Contre cette conception élitiste et minimaliste de la démocratie, il faut pouvoir démontrer que les discussions et actions entre citoyens ordinaires qui traversent les espaces publics politiques non seulement ne sont pas à jeter dans l'irrationnel, mais surtout qu'elles peuvent jouer un rôle constitutif dans les délibérations et décisions qui s'effectuent au sein des institutions d'un Etat de droit. Il ne s'agit pas d'expliquer pour quelles raisons les élus devraient prendre en compte ces discussions -par exemple, grâce aux sondages d'opinions, lorsqu'ils délibèrent et décident des politiques à effectuer. Cela, ils le font déjà. Mais les sondages d'opinions ne sont souvent qu'un outil permettant aux élus de mieux faire semblant de faire le contraire de ce qu'ils veulent faire, qui permettent non seulement de mieux manipuler les opinions, mais aussi de les fabriquer. Il s'agit au contraire d'élucider comment ces discussions, traversant les espaces publics, viennent irriguer les institutions de l'Etat au point d'en devenir constitutives et non pas seulement ornementales. C'est ce défi théorique et pratique qui donne sens à l'idée d'une démocratie radicale, une démocratie dont le pouvoir est constitué par le bas, et non pas imposé d'en haut, une démocratie réelle et pas seulement formelle. Autrement dit, parier sur la valeur de la rationalité à l'oeuvre dans les communications et actions produites par les citoyens ordinaires équivaut à parier sur l'idéal d'une démocratie radicalement réelle, bien que limitée, et non pas sur une démocratie qui, aujourd'hui, renoncerait à l'idéal d'être pleinement elle-même, c'est-à-dire, exercice du pouvoir du peuple.Si la démocratie n'est pas un régime, c'est parce qu'elle s'incarne moins dans les institutions de l'Etat que dans une manière d'interrompre et de défigurer l'ordre établi par les institutions étatiques.

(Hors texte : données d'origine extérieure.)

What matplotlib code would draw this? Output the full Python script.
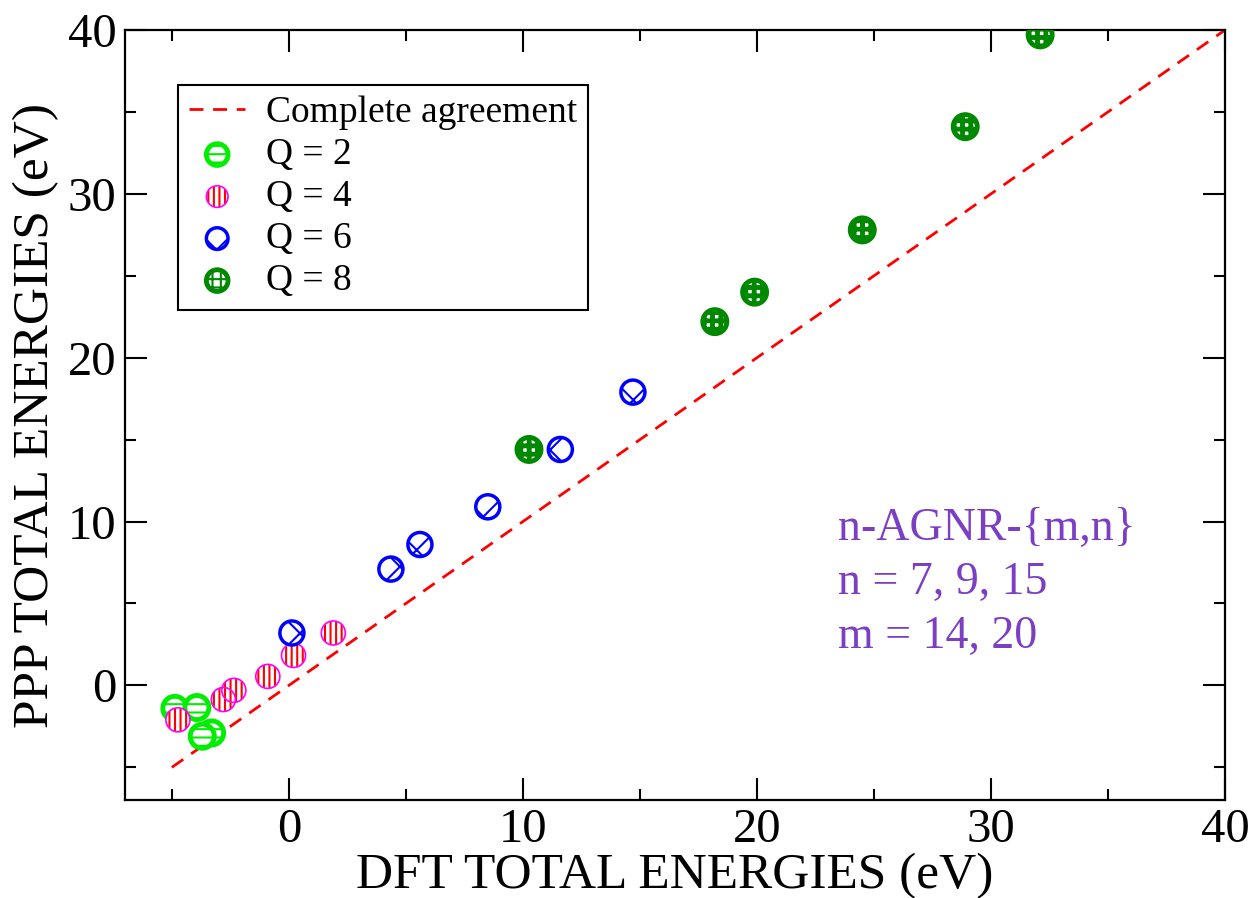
import numpy as np
import matplotlib
matplotlib.use("Agg")
import matplotlib.pyplot as plt
from matplotlib.legend_handler import HandlerTuple

plt.rcParams["font.family"] = ["Liberation Serif", "DejaVu Serif"]
plt.rcParams["hatch.linewidth"] = 1.5

# data: DFT vs PPP total energies (eV) by charge Q
q2_dft = [-4.87, -3.93, -3.3, -3.7]
q2_ppp = [-1.4, -1.35, -2.9, -3.1]

q4_dft = [-4.74, -2.8, -2.35, -0.9, 0.2, 1.9]
q4_ppp = [-2.1, -0.86, -0.3, 0.55, 1.83, 3.2]

q6_dft = [0.13, 4.36, 5.6, 8.5, 11.6, 14.7]
q6_ppp = [3.2, 7.1, 8.6, 10.9, 14.4, 17.9]

q8_dft = [10.26, 18.2, 19.9, 24.5, 28.9, 32.1]
q8_ppp = [14.4, 22.2, 24.0, 27.8, 34.1, 39.7]

line_x = [-5, 40]

MS = 300
PURPLE = "#7b3fc4"

fig = plt.figure(figsize=(12.54, 8.98), dpi=100)
ax = fig.add_axes([0.0997, 0.109, 0.8772, 0.8576])

(ln,) = ax.plot(line_x, line_x, color="red", ls=(0, (5, 3.5)), lw=2, zorder=2)

# Q = 2
h2 = ax.scatter(q2_dft, q2_ppp, s=MS, facecolor="white", edgecolor="#00ee00",
                linewidth=3.5, hatch="--", zorder=3)

# Q = 4 : red vertical hatch, magenta rim
h4a = ax.scatter(q4_dft, q4_ppp, s=MS, facecolor="white", edgecolor="red",
                 linewidth=0, hatch="|||", zorder=3)
h4b = ax.scatter(q4_dft, q4_ppp, s=MS, facecolor="none", edgecolor="magenta",
                 linewidth=1.2, zorder=3)

# Q = 6
h6a = ax.scatter(q6_dft, q6_ppp, s=MS, facecolor="white", edgecolor="blue",
                 linewidth=0, hatch="x", zorder=3)
h6b = ax.scatter(q6_dft, q6_ppp, s=MS, facecolor="none", edgecolor="blue",
                 linewidth=2.5, zorder=3)

# Q = 8 : green with white grid squares
h8a = ax.scatter(q8_dft, q8_ppp, s=MS, facecolor="white", edgecolor="#008800",
                 linewidth=0, hatch="++", zorder=3)
if hasattr(h8a, "set_hatch_linewidth"):
    h8a.set_hatch_linewidth(3.5)
h8b = ax.scatter(q8_dft, q8_ppp, s=MS, facecolor="none", edgecolor="#008800",
                 linewidth=3.5, zorder=3)

ax.set_xlim(-7, 40)
ax.set_ylim(-7, 40)
ax.set_xticks([0, 10, 20, 30, 40])
ax.set_yticks([0, 10, 20, 30, 40])
ax.set_xticks([-5, 5, 15, 25, 35], minor=True)
ax.set_yticks([-5, 5, 15, 25, 35], minor=True)
ax.tick_params(which="both", direction="in", top=True, right=True,
               labelsize=35, width=1.5)
ax.tick_params(which="major", length=16, pad=6)
ax.tick_params(which="minor", length=8)
for sp in ax.spines.values():
    sp.set_linewidth(1.6)

ax.set_xlabel("DFT TOTAL ENERGIES (eV)", fontsize=37, labelpad=0)
ax.set_ylabel("PPP TOTAL ENERGIES (eV)", fontsize=37, labelpad=6)

leg = ax.legend([ln, h2, (h4a, h4b), (h6a, h6b), (h8a, h8b)],
                ["Complete agreement", "Q = 2", "Q = 4", "Q = 6", "Q = 8"],
                handler_map={tuple: HandlerTuple(ndivide=1, pad=0)},
                loc="upper left", bbox_to_anchor=(0.048, 0.929),
                borderaxespad=0, fontsize=27, fancybox=False,
                edgecolor="black", framealpha=1, handlelength=1.5,
                handletextpad=0.55, labelspacing=0.2, borderpad=0.3,
                markerscale=0.9)
leg.get_frame().set_linewidth(1.5)

ax.text(0.648, 0.38, "n-AGNR-{m,n}\nn = 7, 9, 15\nm = 14, 20",
        transform=ax.transAxes, fontsize=33, color=PURPLE,
        va="top", ha="left", linespacing=1.35)

fig.savefig("out.png", dpi=100)
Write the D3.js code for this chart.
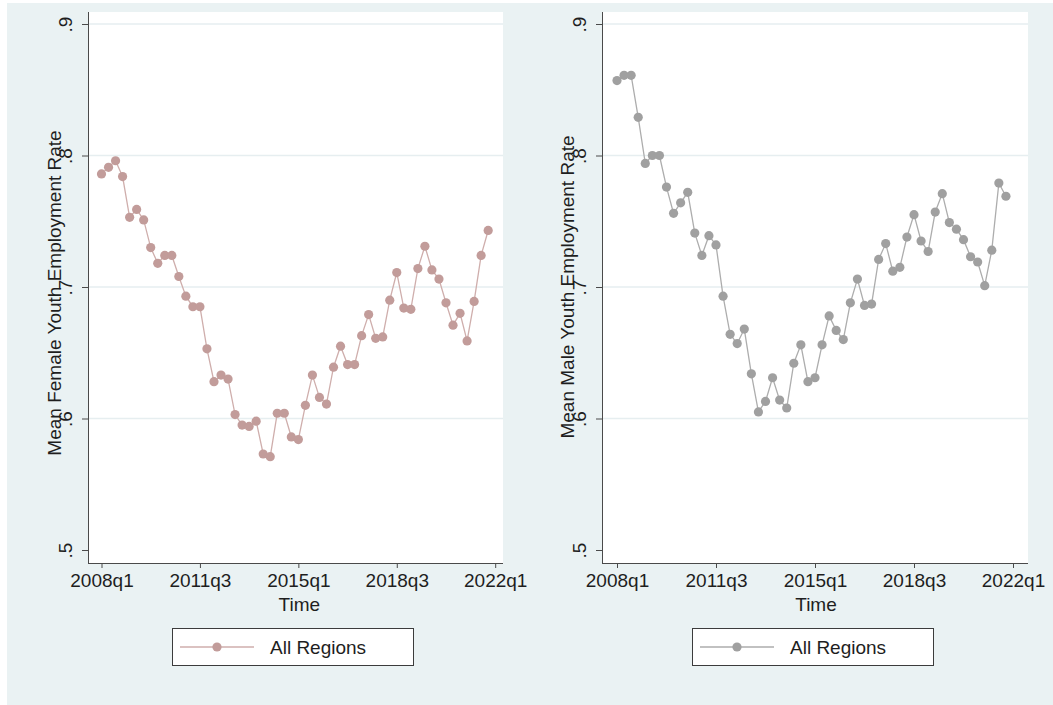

La démocratie n'est donc pas essentiellement un régime, même s'il y a des régimes démocratiques qui permettent l'exercice de ce pouvoir du peuple, mais le nom qui exprime cette rencontre qui met en exercice le pouvoir des citoyens ordinaires, lorsqu'ils se confrontent au pouvoir politique institutionnalisé. Qu'il nous suffise pour cette fois-ci de définir cette rencontre comme interruption, défiguration de l'ordre politique, c'est-à-dire comme irruption d'un intérêt particulier revendiqué par un individu ou un collectif d'individus dans la sphère publique qui rentre en conflit avec d'autres intérêts et provoque une remise en question de l'intérêt général.